Dari 10 fraksi dalam Pansus RUU Antiterorisme, hanya tiga fraksi yang sepakat dengan definisi terorisme usulan pemerintah. Ketiga fraksi tersebut adalah PKB, PDI-P, dan Golkar.
Mereka sepakat frasa motif ideologi, politik, dan gangguan keamanan tak perlu dicantumkan dalam definisi terorisme di batang tubuh RUU Antiterorisme.
Anggota Pansus RUU Antiterorisme dari Fraksi PKB Muhammad Toha menilai bahwa pencantuman frasa tersebut berpotensi menyulitkan aparat penegak hukum dalam menindak pelaku terorisme.
"Nanti penyidik akan kesulitan. (Pencantuman) motif ini membatasi ruang gerak petugas untuk bisa menyelidik dan menyidik," ujar Toha dalam rapat Tim Perumus (Timus) RUU Antiterorisme di Kompleks Parlemen, Senayan, Jakarta, Rabu (23/5/2018).

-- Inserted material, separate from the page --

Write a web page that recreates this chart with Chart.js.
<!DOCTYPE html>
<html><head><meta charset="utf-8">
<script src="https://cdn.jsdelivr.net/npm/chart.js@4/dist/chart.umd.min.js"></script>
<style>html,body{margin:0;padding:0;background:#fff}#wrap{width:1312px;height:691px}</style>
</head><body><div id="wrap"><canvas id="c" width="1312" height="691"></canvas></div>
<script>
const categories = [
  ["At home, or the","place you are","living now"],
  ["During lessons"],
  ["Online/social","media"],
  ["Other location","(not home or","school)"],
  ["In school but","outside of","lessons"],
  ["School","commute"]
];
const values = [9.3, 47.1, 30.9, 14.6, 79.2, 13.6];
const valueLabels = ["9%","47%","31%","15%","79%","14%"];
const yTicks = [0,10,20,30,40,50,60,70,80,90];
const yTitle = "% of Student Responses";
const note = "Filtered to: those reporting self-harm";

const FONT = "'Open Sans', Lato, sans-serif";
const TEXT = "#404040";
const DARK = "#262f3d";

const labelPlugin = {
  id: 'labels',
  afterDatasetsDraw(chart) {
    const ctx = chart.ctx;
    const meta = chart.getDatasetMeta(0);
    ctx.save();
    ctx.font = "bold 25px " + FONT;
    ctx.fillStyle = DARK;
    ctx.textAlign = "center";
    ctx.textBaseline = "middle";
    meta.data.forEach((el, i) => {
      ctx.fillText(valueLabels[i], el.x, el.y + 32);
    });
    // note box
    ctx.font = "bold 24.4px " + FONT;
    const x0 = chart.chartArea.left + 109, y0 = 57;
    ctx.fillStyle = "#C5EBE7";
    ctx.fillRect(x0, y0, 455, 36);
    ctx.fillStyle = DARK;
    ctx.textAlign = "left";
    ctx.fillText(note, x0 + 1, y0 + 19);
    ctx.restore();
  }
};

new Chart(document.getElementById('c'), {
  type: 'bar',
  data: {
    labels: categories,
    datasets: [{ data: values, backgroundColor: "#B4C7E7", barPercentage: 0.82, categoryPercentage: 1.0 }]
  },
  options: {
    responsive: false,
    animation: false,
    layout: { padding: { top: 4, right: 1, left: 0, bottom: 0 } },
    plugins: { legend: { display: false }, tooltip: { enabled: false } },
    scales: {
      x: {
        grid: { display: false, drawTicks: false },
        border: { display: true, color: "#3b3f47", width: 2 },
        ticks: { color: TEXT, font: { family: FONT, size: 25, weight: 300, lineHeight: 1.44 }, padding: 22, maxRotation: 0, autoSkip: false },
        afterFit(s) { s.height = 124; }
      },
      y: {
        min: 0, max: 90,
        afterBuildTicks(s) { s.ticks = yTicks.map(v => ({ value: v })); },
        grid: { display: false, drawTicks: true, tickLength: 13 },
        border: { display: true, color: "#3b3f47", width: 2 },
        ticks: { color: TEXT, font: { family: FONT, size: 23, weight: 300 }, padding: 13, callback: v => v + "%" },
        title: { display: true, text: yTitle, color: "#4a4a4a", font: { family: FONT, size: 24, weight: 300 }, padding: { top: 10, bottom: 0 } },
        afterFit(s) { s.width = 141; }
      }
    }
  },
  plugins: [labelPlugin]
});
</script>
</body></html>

Sementara itu, tujuh fraksi lainnya berpendapat bahwa frasa motif ideologi, politik dan gangguan keamanan harus dicantumkan dalam definisi terorisme.
Ketujuh fraksi tersebut yakni, fraksi partai Hanura, Partai Keadilan Sejahtera (PKS), Nasdem, Partai Persatuan Pembangunan (PPP), Partai Amanat Nasional (PAN), Partai Demokrat dan Gerindra.

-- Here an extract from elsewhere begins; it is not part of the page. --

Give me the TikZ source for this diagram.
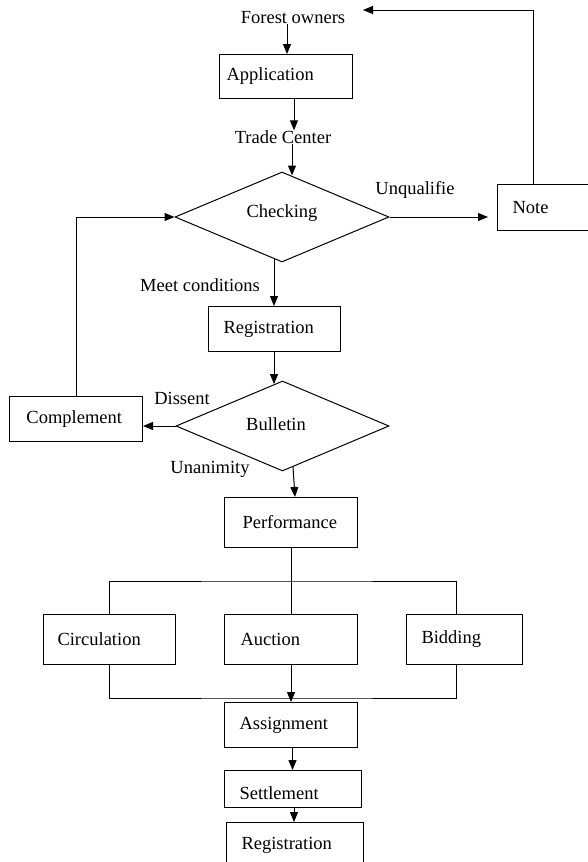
\documentclass[tikz,border=0pt]{standalone}
\usepackage{fontspec}
\setmainfont{Liberation Serif}
\usetikzlibrary{arrows.meta,shapes.geometric,calc}
\begin{document}
\begin{tikzpicture}[x=1pt,y=-1pt,
  every node/.style={font=\fontsize{18.5}{22}\selectfont, inner sep=0pt},
  ln/.style={line width=1pt},
  arr/.style={line width=1pt,-{Triangle[length=10pt,width=8pt]}},
  box/.style={draw,line width=1pt,anchor=north west,align=left,inner ysep=0pt},
  dia/.style={draw,line width=1pt,diamond,inner sep=0pt,minimum width=214pt,minimum height=90pt},
  lbl/.style={inner sep=0pt}]
\useasboundingbox (0,0) rectangle (588,862);
% text-only nodes
\node[lbl] (fo) at (293,18) {Forest owners};
\node[lbl] (tc) at (283,137) {Trade Center};
% boxes
\node[box,inner xsep=7pt,text width=119pt,minimum height=44pt] (app) at (219,54) {Application};
\node[dia] (chk) at (282,217) {};
\node[lbl] (chkt) at (282,213) {Checking};
\node[box,inner xsep=15pt,text width=65pt,minimum height=46pt] (note) at (497,184) {Note};
\node[box,inner xsep=15pt,text width=102pt,minimum height=45pt] (reg) at (208,306) {Registration};
\node[dia,minimum width=213pt] (bul) at (282.5,426) {};
\node[lbl] (bult) at (276,424) {Bulletin};
\node[box,inner xsep=17pt,text width=99pt,minimum height=45pt] (comp) at (9,396) {Complement};
\node[box,inner xsep=18pt,text width=97pt,minimum height=50pt] (perf) at (224,497) {Performance};
\node[box,inner xsep=14pt,text width=104pt,minimum height=50pt] (circ) at (43,614) {Circulation};
\node[box,inner xsep=16pt,text width=101pt,minimum height=50pt] (auc) at (224,614) {Auction};
\node[box,inner xsep=15pt,text width=86pt,minimum height=50pt] (bid) at (406,614) {Bidding};
\node[box,inner xsep=15pt,text width=103pt,minimum height=45pt] (asg) at (224,702) {Assignment};
\node[box,inner xsep=15pt,text width=107pt,minimum height=37pt,text height=24pt,text depth=4pt] (set) at (224,770) {Settlement};
\node[box,inner xsep=15pt,text width=107pt,minimum height=46pt] (reg2) at (226,822) {Registration};
% edge labels
\node[lbl] (unq) at (415,190) {Unqualifie};
\node[lbl] (meet) at (200,285) {Meet conditions};
\node[lbl] (dis) at (182,398) {Dissent};
\node[lbl] (una) at (210,469) {Unanimity};
% coordinates
\coordinate (fbtop) at (363,10);
\coordinate (bus1) at (290.5,581);
\coordinate (bus2) at (290.5,698);
% connectors
\draw[arr] (fo.south -| 287,0) -- (app.north -| 287,0);
\draw[arr] (app.south -| 294,0) -- (tc.north -| 294,0);
\draw[arr] (tc.south -| 292,0) -- ($(chk.north)+(10,4)$);
\draw[arr,shorten >=9pt] (chk.east) -- (note.west |- chk.east);
\draw[arr] (note.north -| 533,0) |- (fbtop);
\draw[arr] (comp.north) |- (chk.west);
\draw[arr] ($(chk.south)+(-8,-3.4)$) -- (reg.north -| 274,0);
\draw[arr] (reg.south -| 274,0) -- ($(bul.north)+(-8.5,3.6)$);
\draw[arr] (bul.west) -- (comp.east |- bul.west);
\draw[arr] ($(bul.south)+(10.5,-4.4)$) -- (perf.north -| 295,0);
\draw[ln] (perf.south) -- (auc.north);
\draw[ln] (circ.north) |- (bus1) -| (bid.north -| 456,0);
\draw[ln] (circ.south) |- (bus2) -| (bid.south -| 456,0);
\draw[arr] (auc.south) -- (asg.north);
\draw[arr] (asg.south -| 292.5,0) -- (set.north -| 292.5,0);
\draw[arr] (set.south -| 294,0) -- (reg2.north -| 294,0);
\end{tikzpicture}
\end{document}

Anggota Pansus RUU Antiterorisme dari Fraksi PPP Arsul Sani yakin pencantuman frasa tersebut tidak akan membatasi aparat penegak hukum dalam bertindak.
Definisi yang diusulkan tujuh fraksi itu berbunyi, terorisme adalah perbuatan yg menggunakan kekerasan atau ancaman yang menimbulkan suasana teror atau rasa takut secara meluas, yang dapat menimbulkan korban yang bersifat massal, dan atau menimbulkan kerusakan atau kehancuran terhadap obyek-obyek vital yang strategis, lingkungan hidup, fasilitas publik atau fasilitas internasional dengan motif ideologi, politik, atau gangguan keamanan.

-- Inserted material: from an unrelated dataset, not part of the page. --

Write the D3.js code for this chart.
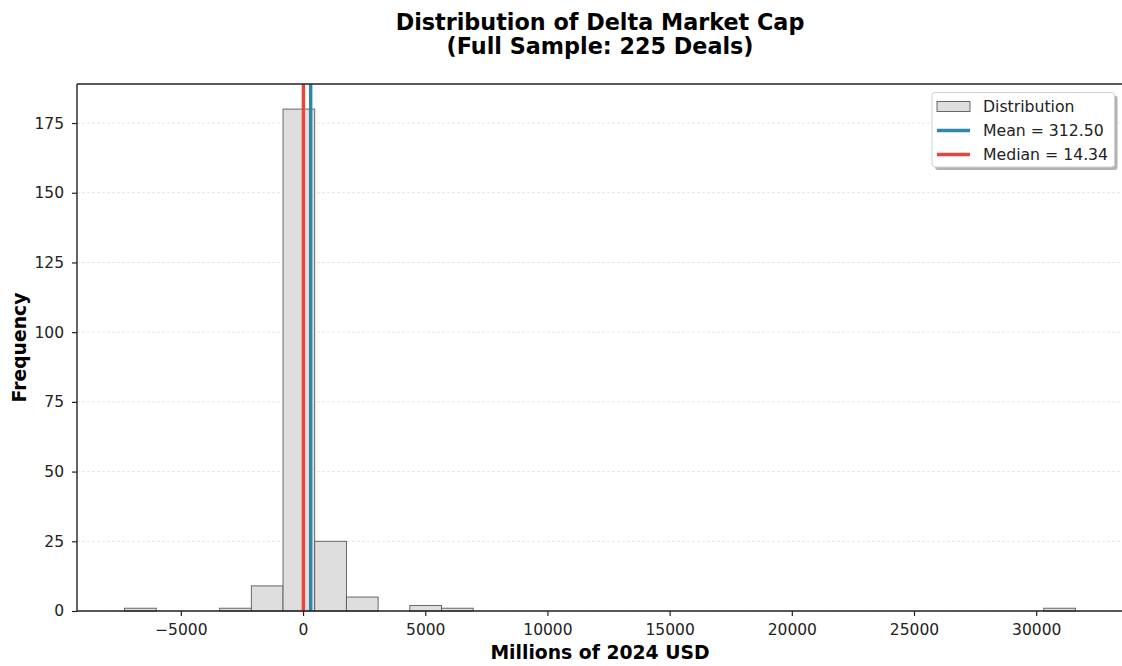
<!DOCTYPE html>
<html>
<head>
<meta charset="utf-8">
<script src="https://cdn.jsdelivr.net/npm/d3@7/dist/d3.min.js"></script>
<style>
  html, body { margin: 0; padding: 0; background: #fff; }
  svg { display: block; font-family: "DejaVu Sans", sans-serif; }
</style>
</head>
<body>
<svg id="chart" width="1122" height="666"></svg>
<script>
// Histogram of delta market cap, 30 equal-width bins
const binLow = -7304;
const binHigh = 31606;
const binCounts = [1, 0, 0, 1, 9, 180, 25, 5, 0, 2, 1, 0, 0, 0, 0, 0, 0, 0, 0, 0, 0, 0, 0, 0, 0, 0, 0, 0, 0, 1];
const meanValue = 312.50;
const medianValue = 14.34;
const xTickValues = [-5000, 0, 5000, 10000, 15000, 20000, 25000, 30000];
const yTickValues = [0, 25, 50, 75, 100, 125, 150, 175];
const titleLines = ["Distribution of Delta Market Cap", "(Full Sample: 225 Deals)"];

const svg = d3.select("#chart");
const margin = { left: 77, right: 1123, top: 84, bottom: 611 };

const nBins = binCounts.length;
const binWidth = (binHigh - binLow) / nBins;
const bins = binCounts.map((c, i) => ({ x0: binLow + i * binWidth, x1: binLow + (i + 1) * binWidth, count: c }));

const pad = (binHigh - binLow) * 0.05;
const x = d3.scaleLinear().domain([binLow - pad, binHigh + pad]).range([margin.left, margin.right]);
const yMax = d3.max(binCounts) * 1.05;
const y = d3.scaleLinear().domain([0, yMax]).range([margin.bottom, margin.top]);

// horizontal grid
svg.append("g")
  .selectAll("line")
  .data(yTickValues)
  .join("line")
  .attr("x1", margin.left).attr("x2", margin.right)
  .attr("y1", d => y(d)).attr("y2", d => y(d))
  .attr("stroke", "#b0b0b0").attr("stroke-opacity", 0.4)
  .attr("stroke-width", 0.8).attr("stroke-dasharray", "3,2");

// bars
svg.append("g")
  .selectAll("rect")
  .data(bins.filter(b => b.count > 0))
  .join("rect")
  .attr("x", d => x(d.x0))
  .attr("width", d => x(d.x1) - x(d.x0))
  .attr("y", d => y(d.count))
  .attr("height", d => y(0) - y(d.count))
  .attr("fill", "#dedede")
  .attr("stroke", "#5a5a5a")
  .attr("stroke-width", 0.9);

// median and mean lines
const refLines = [
  { v: medianValue, color: "#E8453C" },
  { v: meanValue, color: "#2E86AB" }
];
svg.append("g")
  .selectAll("line")
  .data(refLines)
  .join("line")
  .attr("x1", d => x(d.v)).attr("x2", d => x(d.v))
  .attr("y1", margin.top).attr("y2", margin.bottom)
  .attr("stroke", d => d.color)
  .attr("stroke-width", 3.4);

// axes
const fmt = d => (d < 0 ? "\u2212" : "") + Math.abs(d);
const xAxis = svg.append("g")
  .attr("transform", `translate(0,${margin.bottom})`)
  .call(d3.axisBottom(x).tickValues(xTickValues).tickFormat(fmt).tickSize(5).tickPadding(8));
const yAxis = svg.append("g")
  .attr("transform", `translate(${margin.left},0)`)
  .call(d3.axisLeft(y).tickValues(yTickValues).tickFormat(fmt).tickSize(5).tickPadding(8));
[xAxis, yAxis].forEach(g => {
  g.select(".domain").remove();
  g.selectAll(".tick line").attr("stroke", "#222").attr("stroke-width", 1.2);
  g.selectAll(".tick text").attr("font-size", 15.5).attr("fill", "#222")
    .attr("font-family", "DejaVu Sans, sans-serif");
});

// spines
const spine = (x1, y1, x2, y2) => svg.append("line")
  .attr("x1", x1).attr("y1", y1).attr("x2", x2).attr("y2", y2)
  .attr("stroke", "#222").attr("stroke-width", 1.4);
spine(margin.left, margin.top, margin.left, margin.bottom);
spine(margin.left, margin.bottom, margin.right, margin.bottom);
spine(margin.left, margin.top, margin.right, margin.top);
spine(margin.right, margin.top, margin.right, margin.bottom);

// axis labels
const cx = (margin.left + margin.right) / 2;
svg.append("text").attr("x", cx).attr("y", 659).attr("text-anchor", "middle")
  .attr("font-size", 18.8).attr("font-weight", "bold").attr("fill", "#000")
  .text("Millions of 2024 USD");
svg.append("text")
  .attr("transform", `translate(26,${(margin.top + margin.bottom) / 2}) rotate(-90)`)
  .attr("text-anchor", "middle")
  .attr("font-size", 18.8).attr("font-weight", "bold").attr("fill", "#000")
  .text("Frequency");

// title
svg.append("g").selectAll("text").data(titleLines).join("text")
  .attr("x", cx).attr("y", (d, i) => 29.5 + i * 24.5)
  .attr("text-anchor", "middle")
  .attr("font-size", 22.3).attr("font-weight", "bold").attr("fill", "#000")
  .text(d => d);

// legend
const lg = svg.append("g").attr("transform", "translate(932,92.5)");
const lgW = 182.5, lgH = 74.5;
lg.append("rect").attr("x", 3).attr("y", 3).attr("width", lgW).attr("height", lgH)
  .attr("fill", "#8a8a8a").attr("opacity", 0.65).attr("rx", 3);
lg.append("rect").attr("width", lgW).attr("height", lgH)
  .attr("fill", "#fff").attr("stroke", "#cfcfcf").attr("stroke-width", 1).attr("rx", 3);
const legendItems = [
  { label: "Distribution", type: "patch" },
  { label: `Mean = ${meanValue.toFixed(2)}`, type: "line", color: "#2E86AB" },
  { label: `Median = ${medianValue.toFixed(2)}`, type: "line", color: "#E8453C" }
];
legendItems.forEach((it, i) => {
  const cy = 14 + i * 24;
  if (it.type === "patch") {
    lg.append("rect").attr("x", 5).attr("y", cy - 5).attr("width", 33).attr("height", 10)
      .attr("fill", "#dedede").attr("stroke", "#5a5a5a").attr("stroke-width", 0.9);
  } else {
    lg.append("line").attr("x1", 5).attr("x2", 38).attr("y1", cy).attr("y2", cy)
      .attr("stroke", it.color).attr("stroke-width", 3.4);
  }
  lg.append("text").attr("x", 51).attr("y", cy + 5.5).attr("font-size", 15.7).attr("fill", "#222")
    .text(it.label);
});
</script>
</body>
</html>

Menurut dia, frasa tersebut harus dicantumkan agar aparat penegak hukum bisa membedakan antara tindak pidana biasa dan terorisme.
Di sisi lain, agar tidak menyulitkan aparat penegak hukum, definisi terorisme bisa diterapkan secara kumulatif.
Artinya, aparat bisa bertindak jika salah satu unsur dalam definisi terorisme itu terjadi, misalnya suatu tindakan mengakibatkan korban dengan jumlah yang banyak atau merupakan gangguan keamanan.
"Karena bisa juga tidak ada motif politik ideologi, tapi merupakan gangguan keamanan," kata Arsul.
Sementara itu, anggota pansus dari Fraksi Partai Demokrat Darizal Basri mengatakan, definisi terorisme dalam undang-undang harus dibuat secara jelas dan detail.
Sebab, definisi itu akan menentukan bagaimana cara aparat penegak hukum dalam bertindak.
Selain itu, dengan adanya frasa motif ideologi, politik atau gangguan keamanan dalam definisi, akan membedakan secara tegas apakah suatu tindakan masuk kategori kriminal biasa atau terorisme.
"Jangan sampai penegak hukum jadi mudah mengkriminalkan. Definisi harus dilengkapi agar seseorang tidak gampang dicap teroris," kata Darizal.
Karena tidak menemui kata sepakat, akhirnya rapat tim perumus membuat dua opsi definisi terorisme.
Dua opsi tersebut nantinya akan dibahas kembali oleh DPR dan Pemerintah dalam Rapat Kerja. Rencananya, Rapat Kerja akan digelar pada Kamis 24 Mei 2018 besok.